Feature flags are ideal for organizations practicing continuous integration and deployment. They're common in SaaS products where new features need phased rollouts or A/B tests. They're also a good way to beta test, or turn on/off individual modules of a larger product without redeploying the entire application. If you have a product that struggles under heavy workload, feature flags can help you control the load by enabling/disabling features for specific users or cohorts. For cloud engineers, understanding feature flags can be a good proxy for understanding best practices in general. That said, it is a much less common design pattern than blue-green or canary releases.

Rolling Deployments: Sequential Instance Updates

Rolling deployments are a deployment pattern that works when you have multiple servers running the same application behind a load balancer. Instead of updating everything at the same time, you update individual servers until the whole fleet runs the new version. Load balancers remove instances from rotation during updates, then re-add them once health checks pass. This approach avoids the resource overhead of blue-green while offering more gradual rollout than a single cutover.

How It Works

Remove an instance from the load balancer pool.
Update that instance to run the new version.
Run health checks to confirm the instance is ready.
Re-add the instance back to the pool.
Repeat for the next instance until all are updated.

Advantages

Resource-efficient. No need to double your fleet like blue-green.
Built into many platforms. Kubernetes rolling updates, AWS ECS rolling deployments, and Azure App Service/Scale Sets handle this natively.
Minimal Downtime Risk. If there's an error, the health check can catch it before it ever goes live.

Tradeoffs

Slower than blue-green. Full rollouts can take time, especially for large fleets.
Mixed-version state. Old and new code run simultaneously during the rollout, requiring backward compatibility.
Limited observability windows. If only a few instances are updated, issues may not surface until more traffic shifts.

Best Use Cases

Some of the best use cases are:

Stateless services/API servers.
Large fleets of servers where doubling the size would be too costly.
High-traffic services where missed uptime is missed revenue.

Rolling deployments work well for stateless services with trustworthy health checks. They're the default in Kubernetes and common in Docker orchestration setups.
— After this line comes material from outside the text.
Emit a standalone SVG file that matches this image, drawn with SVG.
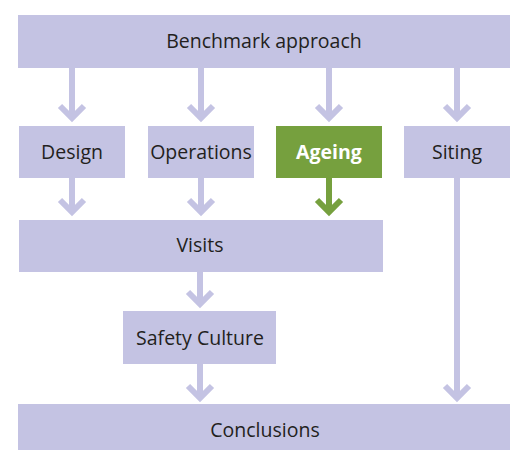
<svg xmlns="http://www.w3.org/2000/svg" width="519" height="450" viewBox="0 0 519 450">
  <style>
    .box { fill: #c4c3e3; }
    .hl { fill: #76a03e; }
    .lbl { font-family: "Open Sans", "Noto Sans", "Liberation Sans", sans-serif; font-size: 19.5px; fill: #231f20; text-anchor: middle; }
    .hlbl { font-family: "Open Sans", "Noto Sans", "Liberation Sans", sans-serif; font-size: 19.5px; font-weight: bold; fill: #ffffff; text-anchor: middle; }
    .c { fill: none; stroke: #c4c3e3; stroke-width: 6; marker-end: url(#chev); }
    .cg { fill: none; stroke: #76a03e; stroke-width: 6; marker-end: url(#chevg); }
  </style>
  <defs>
    <marker id="chev" markerUnits="userSpaceOnUse" orient="auto" refX="0" refY="0" markerWidth="30" markerHeight="30" overflow="visible">
      <path d="M -12 -12 L 0 0 L -12 12" fill="none" stroke="#c4c3e3" stroke-width="6" stroke-linejoin="miter"/>
    </marker>
    <marker id="chevg" markerUnits="userSpaceOnUse" orient="auto" refX="0" refY="0" markerWidth="30" markerHeight="30" overflow="visible">
      <path d="M -12 -12 L 0 0 L -12 12" fill="none" stroke="#76a03e" stroke-width="6" stroke-linejoin="miter"/>
    </marker>
  </defs>
  <rect width="519" height="450" fill="#ffffff"/>
  <g id="connectors">
    <line class="c" x1="72" y1="68" x2="72" y2="118"/>
    <line class="c" x1="201" y1="68" x2="201" y2="118"/>
    <line class="c" x1="329" y1="68" x2="329" y2="118"/>
    <line class="c" x1="457" y1="68" x2="457" y2="118"/>
    <line class="c" x1="72" y1="178" x2="72" y2="212"/>
    <line class="c" x1="201" y1="178" x2="201" y2="212"/>
    <line class="cg" x1="329" y1="178" x2="329" y2="212"/>
    <line class="c" x1="200" y1="272" x2="200" y2="304"/>
    <line class="c" x1="200" y1="364" x2="200" y2="398"/>
    <line class="c" x1="457" y1="178" x2="457" y2="398"/>
  </g>
  <g id="benchmark">
    <rect class="box" x="18" y="15" width="492" height="53"/>
    <text class="lbl" x="264" y="48">Benchmark approach</text>
  </g>
  <g id="design">
    <rect class="box" x="19" y="126" width="106" height="52"/>
    <text class="lbl" x="72" y="159">Design</text>
  </g>
  <g id="operations">
    <rect class="box" x="148" y="126" width="106" height="52"/>
    <text class="lbl" x="201" y="159">Operations</text>
  </g>
  <g id="ageing">
    <rect class="hl" x="276" y="126" width="106" height="52"/>
    <text class="hlbl" x="329" y="159">Ageing</text>
  </g>
  <g id="siting">
    <rect class="box" x="404" y="126" width="106" height="52"/>
    <text class="lbl" x="457" y="159">Siting</text>
  </g>
  <g id="visits">
    <rect class="box" x="19" y="220" width="364" height="52"/>
    <text class="lbl" x="200" y="252">Visits</text>
  </g>
  <g id="safety-culture">
    <rect class="box" x="123" y="311" width="153" height="53"/>
    <text class="lbl" x="200" y="345">Safety Culture</text>
  </g>
  <g id="conclusions">
    <rect class="box" x="18" y="404" width="492" height="52"/>
    <text class="lbl" x="265" y="437">Conclusions</text>
  </g>
</svg>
Rollback Strategies: How to Undo When Things Go Wrong

Every progressive release strategy needs a rollback plan. Common approaches include:

Load balancer flips. Blue-green and canary setups can revert traffic with a single routing change.
Container image reverts. Kubernetes and Docker let you redeploy previous image tags instantly-- images should be stored in a container registry.
Infrastructure-as-code rollback. Terraform or CloudFormation can revert to a previous state file, though stateful resources (databases) require extra care.
Feature flag disables. Fastest option if the issue is feature-specific rather than deployment-wide.

Successful rollbacks depend on:

Immutable artifacts. Never overwrite production builds-- tag and archive release images/artifacts, store them in a container registry or package manager.
Automated monitoring. Configure alerts that trigger rollback workflows when error rates spike.
Runbooks and automation. Manual rollbacks under pressure lead to mistakes. Script and rehearse the process.

Comparison Table: Choosing the Right Strategy

Strategy	Rollback Speed	Resource Cost	Complexity	Best For
Blue-Green	Instant	High (2x infra)	Low	Stateless apps, fast rollbacks
Canary	Minutes to hours	Medium	Medium	High-traffic services, metrics-driven teams
Feature Flags	Instant	Low	High (code complexity)	Continuous deployment, A/B testing
Rolling	Minutes	Low	Low	Container orchestration, resource constraints

Implementing Progressive Releases: Practical Steps

Start with monitoring. Progressive strategies are useless without observability. Instrument metrics, logs, and distributed traces before attempting advanced deployments.
Automate health checks. Load balancers and orchestrators need programmatic health endpoints to make routing decisions. Most cloud platforms handle this natively or with out of the box solutions.
Version everything. Tag container images, Terraform state files, and deployment manifests so rollbacks reference exact prior states.
Practice rollbacks regularly. Run chaos experiments or fire drills to ensure your team can execute under pressure.
Integrate into CI/CD. Use GitHub Actions, Jenkins, or Azure DevOps to orchestrate multi-stage rollouts with approval gates.

Career Relevance: Why This Matters for Cloud Engineers

Progressive release strategies are a staple interview topic for DevOps and cloud engineering roles. Hiring managers expect candidates to:

Understand tradeoffs between blue-green, canary, and rolling deployments.
Describe how they've implemented or improved release pipelines in past projects.
Discuss rollback plans and incident response during failed deployments.

Fundamentally, DevOps engineers are responsible for designing and maintaining smooth operations. This includes ensuring uptime, availability, and reliability. Progressive release strategies are a key part of this, as they allow teams to ship changes more frequently and with less risk.

If you're learning to become a cloud engineer, build a portfolio project that demonstrates one of these strategies. Deploy a simple web app with GitHub Actions and simulate a canary rollout or feature flags by routing traffic through a load balancer. Document your approach and the metrics you monitored. There's no substitute for hands-on learning-- going through the implementation of a project like this will help prepare you when it comes up in an interview or on the job.

The Bottom Line: Ship Faster by Shipping Safer

Progressive release strategies can transform deployments from potentially risky events into routine operations. Blue-green gives you instant rollback, canaries validate changes with real traffic, feature flags let you turn on/off features you're not sure about, and rolling updates balance speed with resource efficiency.

These are all tools in your toolbelt and the right tool depends on the task in front of you. Whichever pattern you adopt, pair it with dashboards and monitoring, health checks, and practiced rollback procedures. The more reliable your deployments are, the faster your devteams can ship and the more your management teams will like you. Shipping fast and shipping often can compound into better products and faster iteration cycles.